#### [Prompt]
Identify all lines of the data containing the string "that" and copy them.

#### [Collected material]
%%

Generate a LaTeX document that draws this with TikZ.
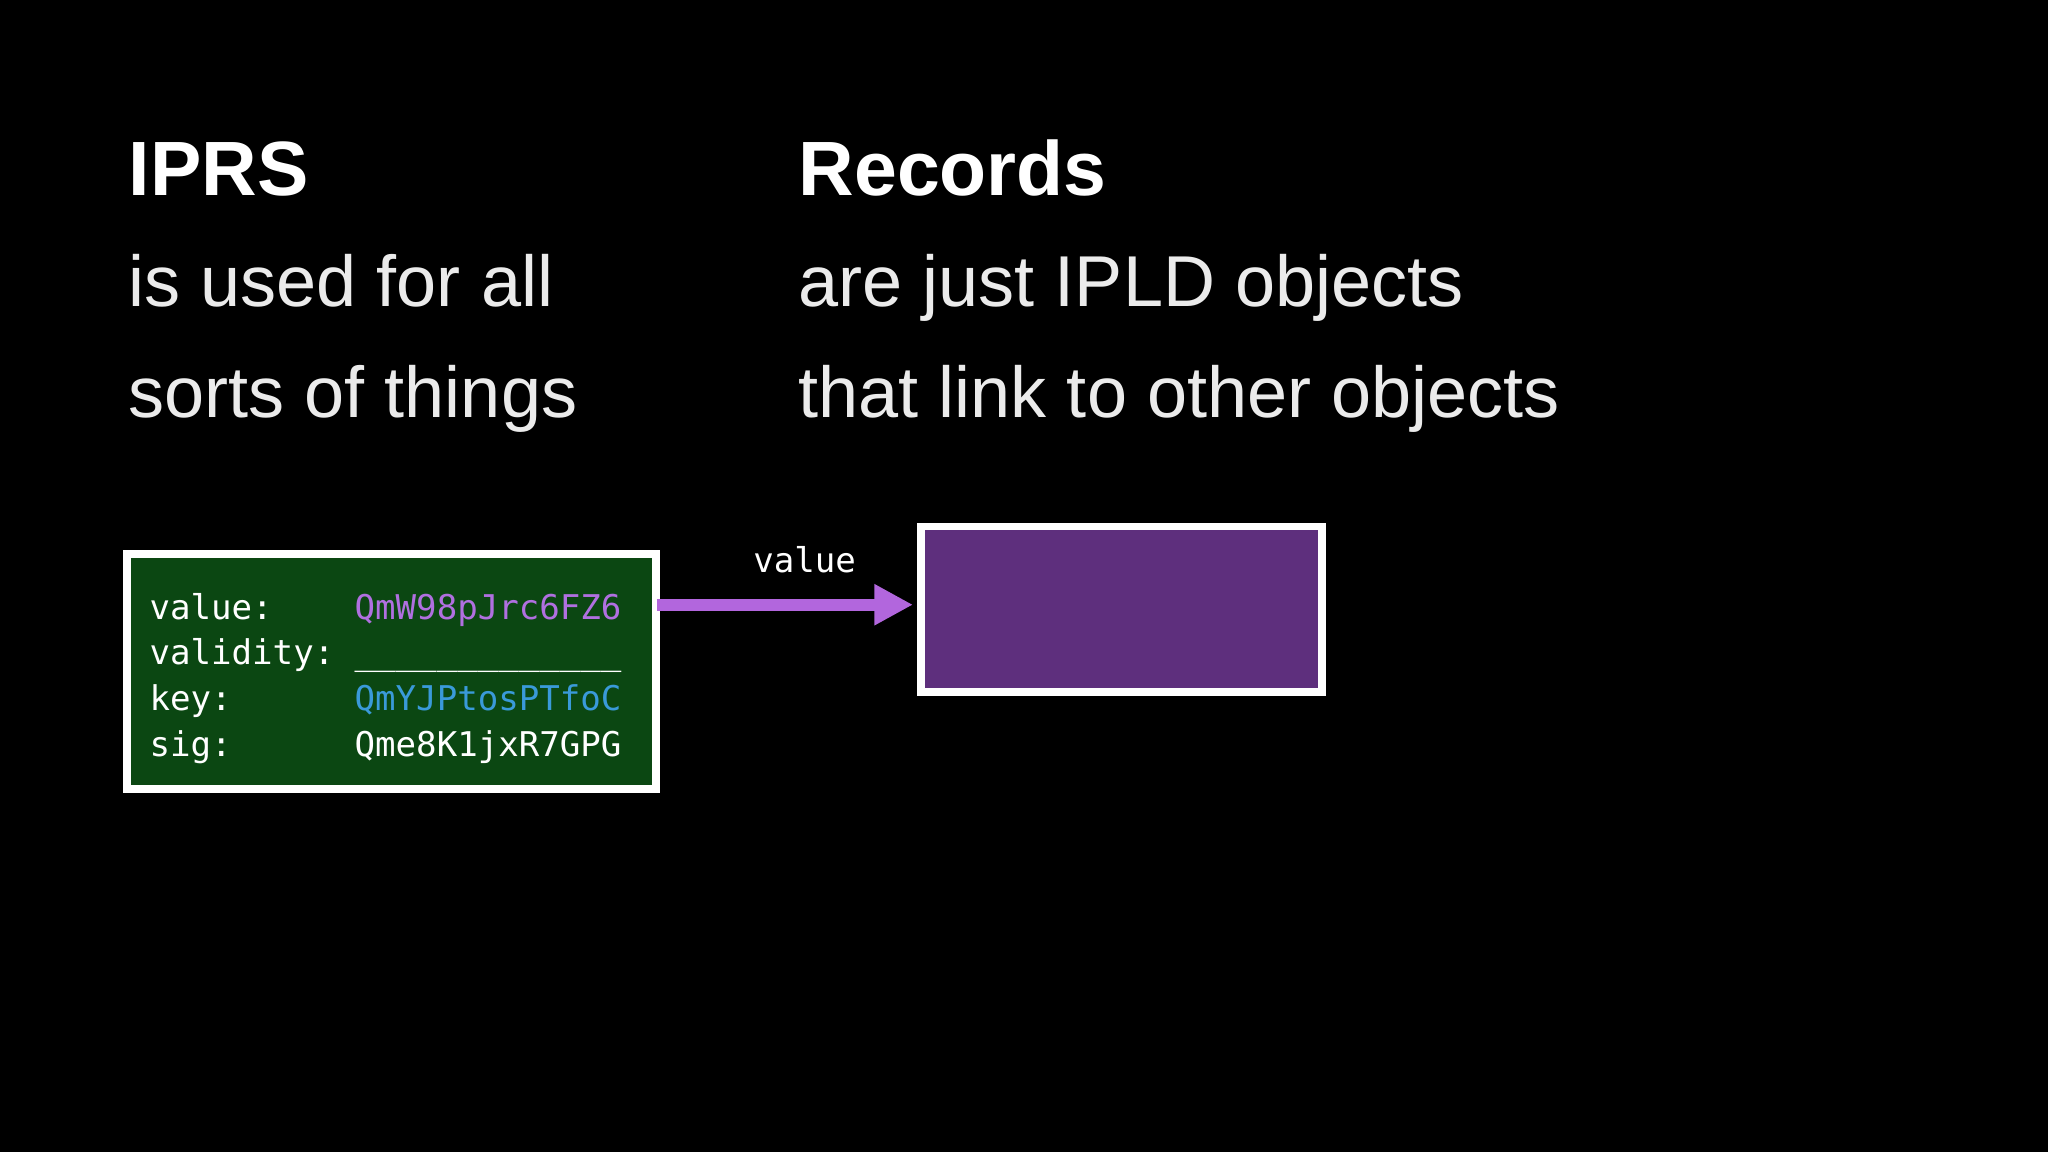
\documentclass[tikz,border=0pt]{standalone}
\usepackage{fontspec}
\setmainfont{Liberation Sans}
\newfontfamily\monof{DejaVu Sans Mono}
\usetikzlibrary{arrows.meta}
\definecolor{boxgreen}{HTML}{0B4712}
\definecolor{boxpurple}{HTML}{5E2F7D}
\definecolor{valpurple}{HTML}{B070E0}
\definecolor{keyblue}{HTML}{3A9AD9}
\definecolor{arrpurple}{HTML}{B266DD}
\begin{document}
\begin{tikzpicture}[x=0.01306cm,y=-0.01306cm,
  head/.style={anchor=base west,inner sep=0,text=white,font=\fontsize{21.9}{26}\selectfont\bfseries},
  body/.style={anchor=base west,inner sep=0,text=white!92!black,font=\fontsize{20.5}{25}\selectfont},
  mono/.style={anchor=base west,inner sep=0,text=white,font=\monof\fontsize{9.7}{12}\selectfont},
  card/.style={draw=white,line width=2.2pt}]
\fill[black] (0,0) rectangle (1568,882);
\useasboundingbox (0,0) rectangle (1568,882);
\node[head] (h1) at (98,150) {IPRS};
\node[body] (b1) at (98,235) {is used for all};
\node[body] (b2) at (98,320) {sorts of things};
\node[head] (h2) at (611,150) {Records};
\node[body] (b3) at (611,235) {are just IPLD objects};
\node[body] (b4) at (611,320) {that link to other objects};
\draw[card,fill=boxgreen] (97,424) rectangle (502,604);
\coordinate (gr) at (503,463);
\node[mono] (l1) at (114,474) {value:};
\node[mono] (l2) at (114,509) {validity:};
\node[mono] (l3) at (114,544) {key:};
\node[mono] (l4) at (114,579) {sig:};
\node[mono,text=valpurple] (v1) at (271,474) {QmW98pJrc6FZ6};
\node[mono] (v2) at (271,509) {\_\_\_\_\_\_\_\_\_\_\_\_\_};
\node[mono,text=keyblue] (v3) at (271,544) {QmYJPtosPTfoC};
\node[mono] (v4) at (271,579) {Qme8K1jxR7GPG};
\draw[card,fill=boxpurple] (705,403) rectangle (1012,530);
\coordinate (pl) at (699,463);
\draw[arrpurple,line width=3.3pt,-{Triangle[length=11pt,width=11pt]}] (gr) -- (pl);
\node[mono,anchor=base] (lab) at (616,438) {value};
\end{tikzpicture}
\end{document}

%%

#### [Exercise output]
Generate a LaTeX document that draws this with TikZ.
\node[body] (b4) at (611,320) {that link to other objects};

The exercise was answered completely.